__Direction__: Collect all lines containing the word "this" from the data.

►

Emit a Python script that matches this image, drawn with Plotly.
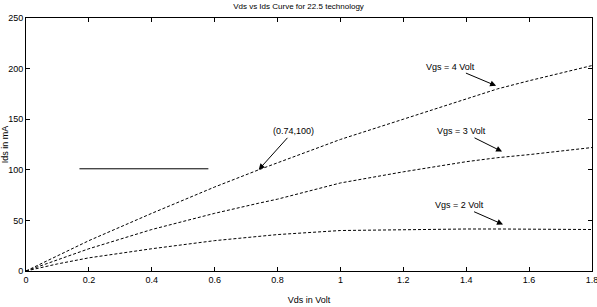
import plotly.graph_objects as go

vds = [0, 0.1, 0.2, 0.4, 0.6, 0.74, 0.8, 1.0, 1.2, 1.4, 1.5, 1.6, 1.8]
ids_vgs4 = [0, 15, 30, 57, 83, 100, 107, 130, 150, 170, 180, 188, 203]
ids_vgs3 = [0, 11, 22, 41, 57, 67, 71, 87, 98, 108, 112, 115, 122]
ids_vgs2 = [0, 7, 13, 22, 30, 34, 36, 40, 41, 41.5, 41.5, 41.5, 41]
marker_x = [0.17, 0.58]
marker_y = [101, 101]

x_ticks = [0, 0.2, 0.4, 0.6, 0.8, 1, 1.2, 1.4, 1.6, 1.8]
x_tick_text = ["0", "0.2", "0.4", "0.6", "0.8", "1", "1.2", "1.4", "1.6", "1.8"]
y_ticks = [0, 50, 100, 150, 200, 250]

font = dict(family="Liberation Sans", size=9, color="black")
line_style = dict(color="black", width=1, dash="3px,2px")

fig = go.Figure()
for ys in (ids_vgs4, ids_vgs3, ids_vgs2):
    fig.add_trace(go.Scatter(x=vds, y=ys, mode="lines", line=line_style,
                             showlegend=False, hoverinfo="skip"))
fig.add_trace(go.Scatter(x=marker_x, y=marker_y, mode="lines",
                         line=dict(color="black", width=1), showlegend=False,
                         hoverinfo="skip"))

annots = [
    ("(0.74,100)", 0.74, 100, 0.85, 138),
    ("Vgs = 4 Volt", 1.495, 183, 1.35, 202),
    ("Vgs = 3 Volt", 1.514, 118, 1.385, 138),
    ("Vgs = 2 Volt", 1.517, 46, 1.378, 65),
]
for txt, x, y, ax, ay in annots:
    fig.add_annotation(text=txt, x=x, y=y, ax=ax, ay=ay, axref="x", ayref="y",
                       xref="x", yref="y", showarrow=True, arrowhead=2,
                       arrowsize=1.2, arrowwidth=1, arrowcolor="black",
                       font=font)

fig.update_layout(
    width=597, height=307,
    margin=dict(l=26, r=5, t=18, b=36, autoexpand=False),
    paper_bgcolor="white", plot_bgcolor="white",
    font=font,
    title=dict(text="Vds vs Ids Curve for 22.5 technology", x=0.5, xanchor="center",
               y=0.99, yanchor="top", font=dict(family="Liberation Sans", size=8)),
    xaxis=dict(range=[0, 1.80001], tickvals=x_ticks, ticktext=x_tick_text,
               ticks="inside", ticklen=4, tickcolor="black", automargin=False,
               ticklabeloverflow="allow",
               showline=True, linecolor="black", linewidth=1, mirror="ticks",
               showgrid=False, zeroline=False,
               title=dict(text="Vds in Volt", font=font, standoff=12)),
    yaxis=dict(range=[0, 250], tickvals=y_ticks, automargin=False,
               ticks="inside", ticklen=4, tickcolor="black",
               showline=True, linecolor="black", linewidth=1, mirror="ticks",
               showgrid=False, zeroline=False,
               title=dict(text="Ids in mA", font=font, standoff=2)),
)

fig.write_html("out.html", config={"displayModeBar": False},
               post_script="document.body.style.margin='0';")
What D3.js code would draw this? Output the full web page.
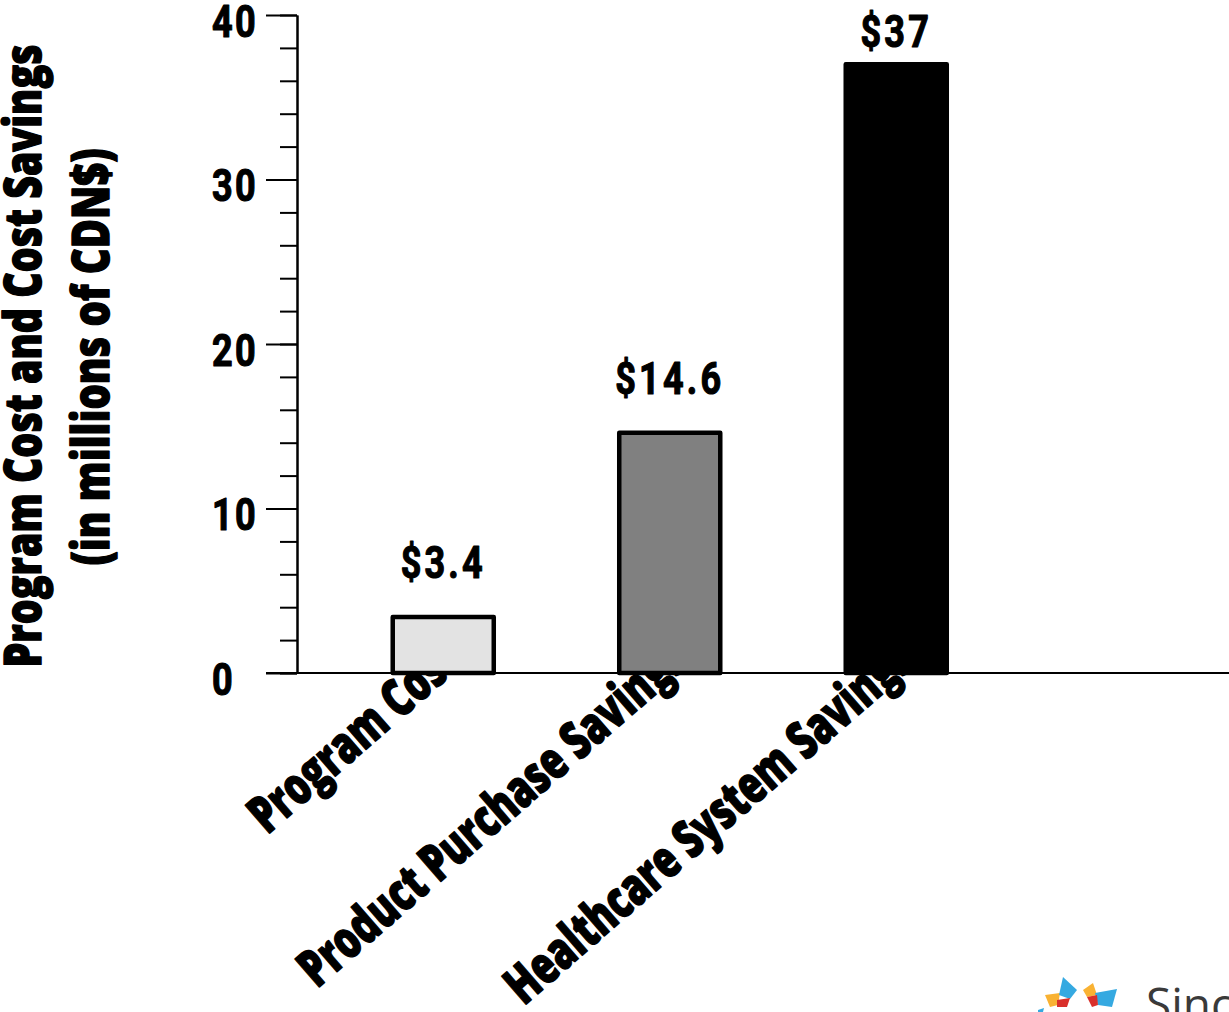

◄

__Exercise solution__:
Emit a Python script that matches this image, drawn with Plotly.
What D3.js code would draw this? Output the full web page.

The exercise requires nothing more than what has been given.